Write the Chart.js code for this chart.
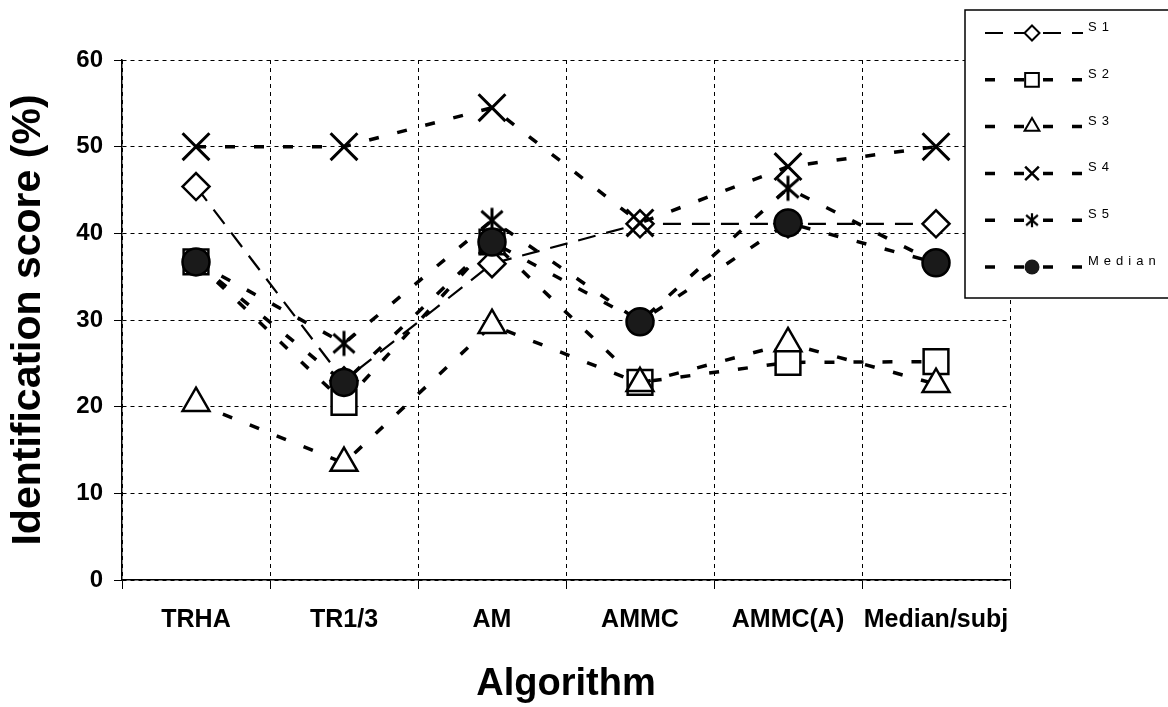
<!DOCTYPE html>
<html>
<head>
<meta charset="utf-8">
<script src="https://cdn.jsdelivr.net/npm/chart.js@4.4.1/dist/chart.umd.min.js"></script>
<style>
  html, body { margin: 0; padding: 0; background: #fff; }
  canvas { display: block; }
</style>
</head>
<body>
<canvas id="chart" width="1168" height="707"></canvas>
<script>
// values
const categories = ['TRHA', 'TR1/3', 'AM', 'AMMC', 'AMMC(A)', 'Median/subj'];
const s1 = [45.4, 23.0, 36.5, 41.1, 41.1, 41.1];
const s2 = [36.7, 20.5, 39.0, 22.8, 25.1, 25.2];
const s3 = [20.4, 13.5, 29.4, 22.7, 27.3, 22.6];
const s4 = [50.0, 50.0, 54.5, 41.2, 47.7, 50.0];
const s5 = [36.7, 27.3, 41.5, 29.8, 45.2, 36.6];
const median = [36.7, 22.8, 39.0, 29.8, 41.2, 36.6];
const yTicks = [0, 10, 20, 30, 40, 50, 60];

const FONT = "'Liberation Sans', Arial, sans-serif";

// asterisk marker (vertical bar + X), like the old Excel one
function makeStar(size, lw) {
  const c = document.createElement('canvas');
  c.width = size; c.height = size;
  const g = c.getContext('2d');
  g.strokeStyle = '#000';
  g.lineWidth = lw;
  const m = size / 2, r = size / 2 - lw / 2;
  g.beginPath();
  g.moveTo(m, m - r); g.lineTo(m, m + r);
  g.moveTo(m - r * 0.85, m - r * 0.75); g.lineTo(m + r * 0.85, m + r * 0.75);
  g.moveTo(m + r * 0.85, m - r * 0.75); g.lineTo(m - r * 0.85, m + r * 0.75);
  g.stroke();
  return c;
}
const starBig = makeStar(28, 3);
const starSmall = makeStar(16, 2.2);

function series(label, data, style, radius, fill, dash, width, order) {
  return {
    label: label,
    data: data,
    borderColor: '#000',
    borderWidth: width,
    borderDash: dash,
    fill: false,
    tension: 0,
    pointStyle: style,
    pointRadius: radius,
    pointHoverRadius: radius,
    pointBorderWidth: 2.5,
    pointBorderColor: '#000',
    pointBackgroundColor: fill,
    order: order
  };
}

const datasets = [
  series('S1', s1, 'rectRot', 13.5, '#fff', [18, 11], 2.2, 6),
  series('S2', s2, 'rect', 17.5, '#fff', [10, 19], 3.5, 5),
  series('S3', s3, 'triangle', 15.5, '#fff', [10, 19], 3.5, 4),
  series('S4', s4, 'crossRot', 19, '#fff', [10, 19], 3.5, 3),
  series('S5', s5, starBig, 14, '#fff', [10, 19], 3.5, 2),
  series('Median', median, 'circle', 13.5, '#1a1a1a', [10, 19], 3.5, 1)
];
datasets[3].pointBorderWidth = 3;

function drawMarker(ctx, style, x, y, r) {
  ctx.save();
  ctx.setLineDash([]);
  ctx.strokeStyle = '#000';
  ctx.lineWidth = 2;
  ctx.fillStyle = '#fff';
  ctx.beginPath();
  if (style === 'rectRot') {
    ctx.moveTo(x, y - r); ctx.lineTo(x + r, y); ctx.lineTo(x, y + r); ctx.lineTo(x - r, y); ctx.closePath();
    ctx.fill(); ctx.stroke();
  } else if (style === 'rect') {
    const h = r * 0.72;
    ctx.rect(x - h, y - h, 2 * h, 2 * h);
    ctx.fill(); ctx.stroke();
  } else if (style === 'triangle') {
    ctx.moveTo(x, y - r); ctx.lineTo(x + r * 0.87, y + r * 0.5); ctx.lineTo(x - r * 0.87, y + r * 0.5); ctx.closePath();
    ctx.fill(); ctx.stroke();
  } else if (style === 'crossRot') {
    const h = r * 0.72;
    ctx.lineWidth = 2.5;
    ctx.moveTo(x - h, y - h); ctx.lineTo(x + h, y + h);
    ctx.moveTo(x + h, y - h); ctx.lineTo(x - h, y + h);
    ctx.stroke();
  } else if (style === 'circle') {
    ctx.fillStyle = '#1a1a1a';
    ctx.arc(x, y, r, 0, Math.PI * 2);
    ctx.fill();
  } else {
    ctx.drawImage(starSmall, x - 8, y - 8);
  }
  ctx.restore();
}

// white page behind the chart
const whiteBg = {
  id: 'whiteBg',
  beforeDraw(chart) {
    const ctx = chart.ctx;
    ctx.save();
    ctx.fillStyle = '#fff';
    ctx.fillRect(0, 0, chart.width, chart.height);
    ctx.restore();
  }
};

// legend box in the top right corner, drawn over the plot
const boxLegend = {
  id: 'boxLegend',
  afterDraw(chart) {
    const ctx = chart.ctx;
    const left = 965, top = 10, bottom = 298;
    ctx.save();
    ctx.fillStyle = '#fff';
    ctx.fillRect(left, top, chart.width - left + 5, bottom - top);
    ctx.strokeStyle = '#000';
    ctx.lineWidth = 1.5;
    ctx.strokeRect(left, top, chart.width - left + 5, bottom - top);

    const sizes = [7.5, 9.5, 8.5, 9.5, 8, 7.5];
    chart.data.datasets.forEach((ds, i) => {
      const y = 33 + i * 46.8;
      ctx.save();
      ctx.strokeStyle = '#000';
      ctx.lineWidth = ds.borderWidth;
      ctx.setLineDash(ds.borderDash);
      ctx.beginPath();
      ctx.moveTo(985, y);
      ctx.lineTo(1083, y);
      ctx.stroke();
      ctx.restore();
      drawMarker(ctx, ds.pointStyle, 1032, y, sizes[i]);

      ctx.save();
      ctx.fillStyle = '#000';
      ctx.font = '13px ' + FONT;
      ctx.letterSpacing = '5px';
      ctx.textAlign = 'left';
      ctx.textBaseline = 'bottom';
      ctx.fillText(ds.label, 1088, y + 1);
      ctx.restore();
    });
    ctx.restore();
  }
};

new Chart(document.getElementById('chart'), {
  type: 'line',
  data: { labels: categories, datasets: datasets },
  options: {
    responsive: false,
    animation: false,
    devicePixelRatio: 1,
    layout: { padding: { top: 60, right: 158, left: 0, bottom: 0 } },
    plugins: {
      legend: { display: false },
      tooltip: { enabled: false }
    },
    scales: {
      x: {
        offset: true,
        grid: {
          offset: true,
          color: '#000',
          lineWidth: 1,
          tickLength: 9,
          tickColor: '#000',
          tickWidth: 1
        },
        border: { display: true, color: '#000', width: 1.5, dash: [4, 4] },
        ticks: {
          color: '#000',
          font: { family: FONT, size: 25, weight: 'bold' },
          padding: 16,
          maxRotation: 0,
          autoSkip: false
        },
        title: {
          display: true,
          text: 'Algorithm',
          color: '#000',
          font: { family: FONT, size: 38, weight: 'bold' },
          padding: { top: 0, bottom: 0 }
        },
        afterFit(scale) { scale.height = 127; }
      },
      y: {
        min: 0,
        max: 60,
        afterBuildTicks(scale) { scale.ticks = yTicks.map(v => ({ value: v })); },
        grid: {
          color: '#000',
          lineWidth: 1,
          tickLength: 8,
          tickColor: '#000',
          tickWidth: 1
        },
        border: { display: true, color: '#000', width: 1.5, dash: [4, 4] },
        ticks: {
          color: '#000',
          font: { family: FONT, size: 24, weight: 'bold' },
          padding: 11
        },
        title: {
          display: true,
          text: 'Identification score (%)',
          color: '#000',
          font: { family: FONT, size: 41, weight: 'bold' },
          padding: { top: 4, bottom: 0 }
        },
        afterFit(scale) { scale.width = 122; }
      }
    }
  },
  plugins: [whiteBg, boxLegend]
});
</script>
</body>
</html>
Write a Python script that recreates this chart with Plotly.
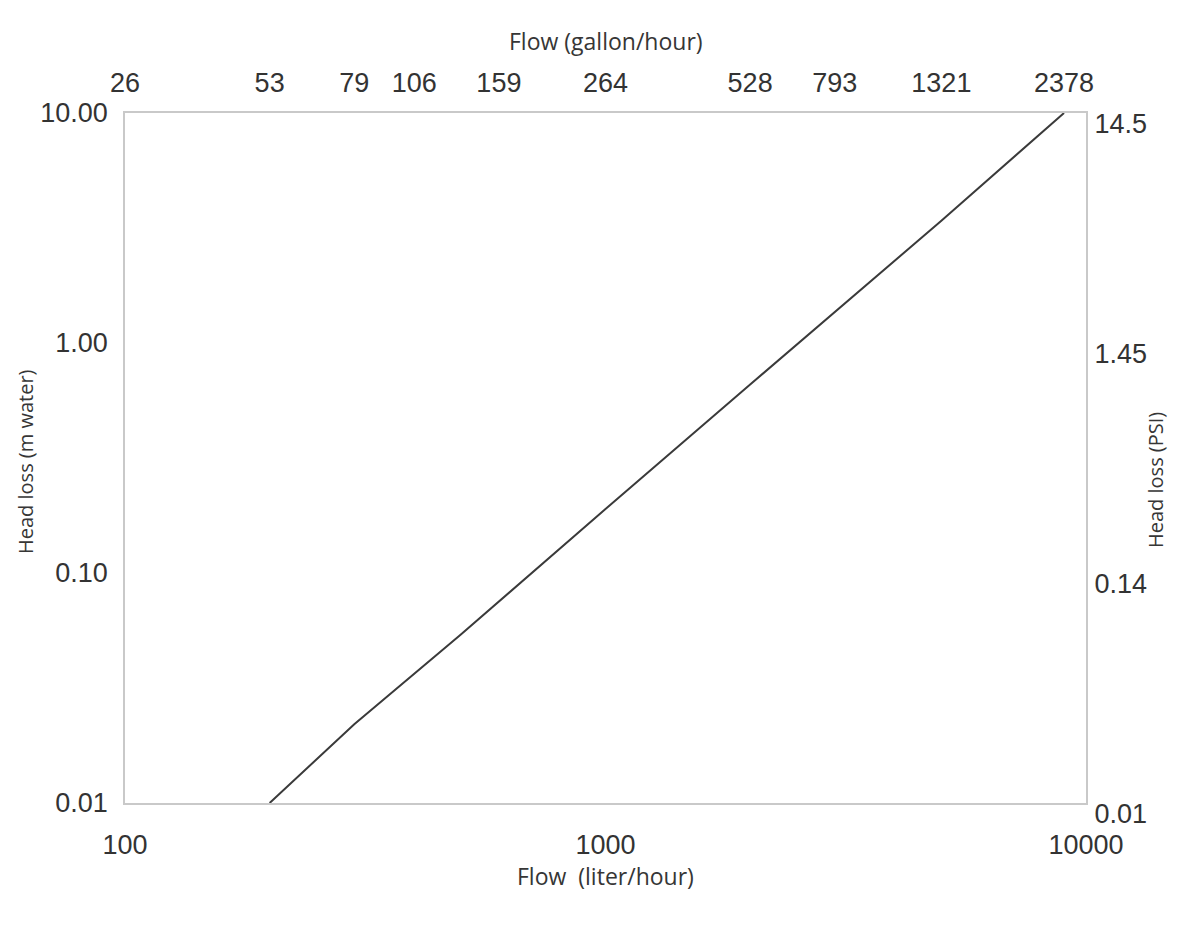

══════════

Reproduce each line word for word and drop the pictures.

Write the Chart.js code for this chart.
<!DOCTYPE html>
<html>
<head>
<meta charset="utf-8">
<script src="https://cdn.jsdelivr.net/npm/chart.js@4.4.1/dist/chart.umd.min.js"></script>
<style>
  html, body { margin: 0; padding: 0; background: #fff; }
  canvas { display: block; }
</style>
</head>
<body>
<canvas id="chart" width="1168" height="707"></canvas>
<script>
// values
const categories = ['TRHA', 'TR1/3', 'AM', 'AMMC', 'AMMC(A)', 'Median/subj'];
const s1 = [45.4, 23.0, 36.5, 41.1, 41.1, 41.1];
const s2 = [36.7, 20.5, 39.0, 22.8, 25.1, 25.2];
const s3 = [20.4, 13.5, 29.4, 22.7, 27.3, 22.6];
const s4 = [50.0, 50.0, 54.5, 41.2, 47.7, 50.0];
const s5 = [36.7, 27.3, 41.5, 29.8, 45.2, 36.6];
const median = [36.7, 22.8, 39.0, 29.8, 41.2, 36.6];
const yTicks = [0, 10, 20, 30, 40, 50, 60];

const FONT = "'Liberation Sans', Arial, sans-serif";

// asterisk marker (vertical bar + X), like the old Excel one
function makeStar(size, lw) {
  const c = document.createElement('canvas');
  c.width = size; c.height = size;
  const g = c.getContext('2d');
  g.strokeStyle = '#000';
  g.lineWidth = lw;
  const m = size / 2, r = size / 2 - lw / 2;
  g.beginPath();
  g.moveTo(m, m - r); g.lineTo(m, m + r);
  g.moveTo(m - r * 0.85, m - r * 0.75); g.lineTo(m + r * 0.85, m + r * 0.75);
  g.moveTo(m + r * 0.85, m - r * 0.75); g.lineTo(m - r * 0.85, m + r * 0.75);
  g.stroke();
  return c;
}
const starBig = makeStar(28, 3);
const starSmall = makeStar(16, 2.2);

function series(label, data, style, radius, fill, dash, width, order) {
  return {
    label: label,
    data: data,
    borderColor: '#000',
    borderWidth: width,
    borderDash: dash,
    fill: false,
    tension: 0,
    pointStyle: style,
    pointRadius: radius,
    pointHoverRadius: radius,
    pointBorderWidth: 2.5,
    pointBorderColor: '#000',
    pointBackgroundColor: fill,
    order: order
  };
}

const datasets = [
  series('S1', s1, 'rectRot', 13.5, '#fff', [18, 11], 2.2, 6),
  series('S2', s2, 'rect', 17.5, '#fff', [10, 19], 3.5, 5),
  series('S3', s3, 'triangle', 15.5, '#fff', [10, 19], 3.5, 4),
  series('S4', s4, 'crossRot', 19, '#fff', [10, 19], 3.5, 3),
  series('S5', s5, starBig, 14, '#fff', [10, 19], 3.5, 2),
  series('Median', median, 'circle', 13.5, '#1a1a1a', [10, 19], 3.5, 1)
];
datasets[3].pointBorderWidth = 3;

function drawMarker(ctx, style, x, y, r) {
  ctx.save();
  ctx.setLineDash([]);
  ctx.strokeStyle = '#000';
  ctx.lineWidth = 2;
  ctx.fillStyle = '#fff';
  ctx.beginPath();
  if (style === 'rectRot') {
    ctx.moveTo(x, y - r); ctx.lineTo(x + r, y); ctx.lineTo(x, y + r); ctx.lineTo(x - r, y); ctx.closePath();
    ctx.fill(); ctx.stroke();
  } else if (style === 'rect') {
    const h = r * 0.72;
    ctx.rect(x - h, y - h, 2 * h, 2 * h);
    ctx.fill(); ctx.stroke();
  } else if (style === 'triangle') {
    ctx.moveTo(x, y - r); ctx.lineTo(x + r * 0.87, y + r * 0.5); ctx.lineTo(x - r * 0.87, y + r * 0.5); ctx.closePath();
    ctx.fill(); ctx.stroke();
  } else if (style === 'crossRot') {
    const h = r * 0.72;
    ctx.lineWidth = 2.5;
    ctx.moveTo(x - h, y - h); ctx.lineTo(x + h, y + h);
    ctx.moveTo(x + h, y - h); ctx.lineTo(x - h, y + h);
    ctx.stroke();
  } else if (style === 'circle') {
    ctx.fillStyle = '#1a1a1a';
    ctx.arc(x, y, r, 0, Math.PI * 2);
    ctx.fill();
  } else {
    ctx.drawImage(starSmall, x - 8, y - 8);
  }
  ctx.restore();
}

// white page behind the chart
const whiteBg = {
  id: 'whiteBg',
  beforeDraw(chart) {
    const ctx = chart.ctx;
    ctx.save();
    ctx.fillStyle = '#fff';
    ctx.fillRect(0, 0, chart.width, chart.height);
    ctx.restore();
  }
};

// legend box in the top right corner, drawn over the plot
const boxLegend = {
  id: 'boxLegend',
  afterDraw(chart) {
    const ctx = chart.ctx;
    const left = 965, top = 10, bottom = 298;
    ctx.save();
    ctx.fillStyle = '#fff';
    ctx.fillRect(left, top, chart.width - left + 5, bottom - top);
    ctx.strokeStyle = '#000';
    ctx.lineWidth = 1.5;
    ctx.strokeRect(left, top, chart.width - left + 5, bottom - top);

    const sizes = [7.5, 9.5, 8.5, 9.5, 8, 7.5];
    chart.data.datasets.forEach((ds, i) => {
      const y = 33 + i * 46.8;
      ctx.save();
      ctx.strokeStyle = '#000';
      ctx.lineWidth = ds.borderWidth;
      ctx.setLineDash(ds.borderDash);
      ctx.beginPath();
      ctx.moveTo(985, y);
      ctx.lineTo(1083, y);
      ctx.stroke();
      ctx.restore();
      drawMarker(ctx, ds.pointStyle, 1032, y, sizes[i]);

      ctx.save();
      ctx.fillStyle = '#000';
      ctx.font = '13px ' + FONT;
      ctx.letterSpacing = '5px';
      ctx.textAlign = 'left';
      ctx.textBaseline = 'bottom';
      ctx.fillText(ds.label, 1088, y + 1);
      ctx.restore();
    });
    ctx.restore();
  }
};

new Chart(document.getElementById('chart'), {
  type: 'line',
  data: { labels: categories, datasets: datasets },
  options: {
    responsive: false,
    animation: false,
    devicePixelRatio: 1,
    layout: { padding: { top: 60, right: 158, left: 0, bottom: 0 } },
    plugins: {
      legend: { display: false },
      tooltip: { enabled: false }
    },
    scales: {
      x: {
        offset: true,
        grid: {
          offset: true,
          color: '#000',
          lineWidth: 1,
          tickLength: 9,
          tickColor: '#000',
          tickWidth: 1
        },
        border: { display: true, color: '#000', width: 1.5, dash: [4, 4] },
        ticks: {
          color: '#000',
          font: { family: FONT, size: 25, weight: 'bold' },
          padding: 16,
          maxRotation: 0,
          autoSkip: false
        },
        title: {
          display: true,
          text: 'Algorithm',
          color: '#000',
          font: { family: FONT, size: 38, weight: 'bold' },
          padding: { top: 0, bottom: 0 }
        },
        afterFit(scale) { scale.height = 127; }
      },
      y: {
        min: 0,
        max: 60,
        afterBuildTicks(scale) { scale.ticks = yTicks.map(v => ({ value: v })); },
        grid: {
          color: '#000',
          lineWidth: 1,
          tickLength: 8,
          tickColor: '#000',
          tickWidth: 1
        },
        border: { display: true, color: '#000', width: 1.5, dash: [4, 4] },
        ticks: {
          color: '#000',
          font: { family: FONT, size: 24, weight: 'bold' },
          padding: 11
        },
        title: {
          display: true,
          text: 'Identification score (%)',
          color: '#000',
          font: { family: FONT, size: 41, weight: 'bold' },
          padding: { top: 4, bottom: 0 }
        },
        afterFit(scale) { scale.width = 122; }
      }
    }
  },
  plugins: [whiteBg, boxLegend]
});
</script>
</body>
</html>
Write a Python script that recreates this chart with Plotly.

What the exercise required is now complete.